On Wednesday, (February 19) Kyodo News reported that the US government outlined five Chinese state-run media outlets as “foreign missions”.
They are the Xinhua News Agency, China Global Television Network, China Radio International, and People’s Daily and China Daily which are run by Hai Tian Development U.S.A.
The US government has instructed them by law to provide information related to their employees and property holdings in the United States.
A Senior U.S. State Department official commented that, “These five entities all meet the definition of a foreign mission under the Foreign Missions Act, which is to say that they are ‘substantially owned or effectively controlled’ by a foreign government”.
The US official added, “They are effectively controlled by the government of the People’s Republic of China party state propaganda news apparatus.”
Another important factor underlying this, the US official explains, is that Chinese President, Xi Jinping exerts increasing control over all state-run media.
The request for the release of information regarding these news entities, the US department insists, is merely a move to “improve our understanding” and not to impose restrictions on the Chinese press.
According to US department officials, designating the five companies as “foreign missions” under the Foreign Missions Act does not mean they will become embassies or consulates or have traditional diplomatic privileges or immunities.
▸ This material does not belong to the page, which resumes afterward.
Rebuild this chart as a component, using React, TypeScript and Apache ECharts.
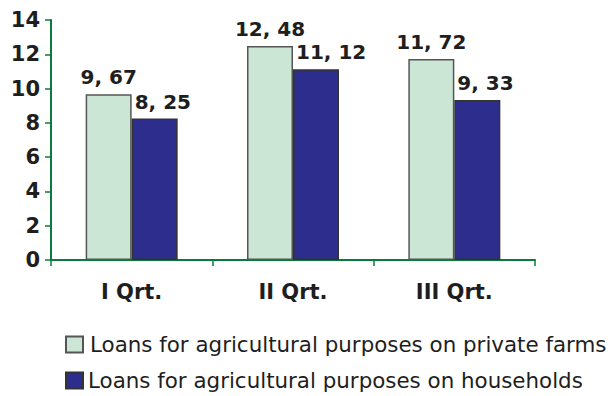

However, the five entities are required by law to notify the US government of their current personnel in the United States and changes to the personnel’s employment situations. Additionally, the US State Department requests for the Chinese media outlets to declare their US real estate properties and to seek prior approval from officials for subsequent real estate purchases.
Upon being notified of this move, China’s Foreign Ministry condemned the actions and urged Washington officials to forgo “ideological prejudices and Cold War zero-sum game mentality.”
In a press briefing held in Beijing, Ministry Spokesman, Geng Shuang said “The U.S. takes great pride in its press freedom. However, it is wantonly restricting and thwarting Chinese media outlets’ normal operation there.”
Mr Geng added that earlier this week China had revoked the press credentials of three journalists who worked for The Wall Street Journal (WSJ). He reasoned that WSJ has refused to offer an apology for publishing an article” by Bard College Professor, Walter Russell Mead entitled “China is the Real Sick Man of Asia”. The article “smears the efforts of the Chinese government and people on fighting the epidemic”.
“The editors used such a racially discriminatory title, triggering indignation and condemnation among the Chinese people and the international community,” he added.
The discriminatory WSJ article is not viewable in China as online censors have blocked the Wall Street Journal’s website, along with other foreign media sites.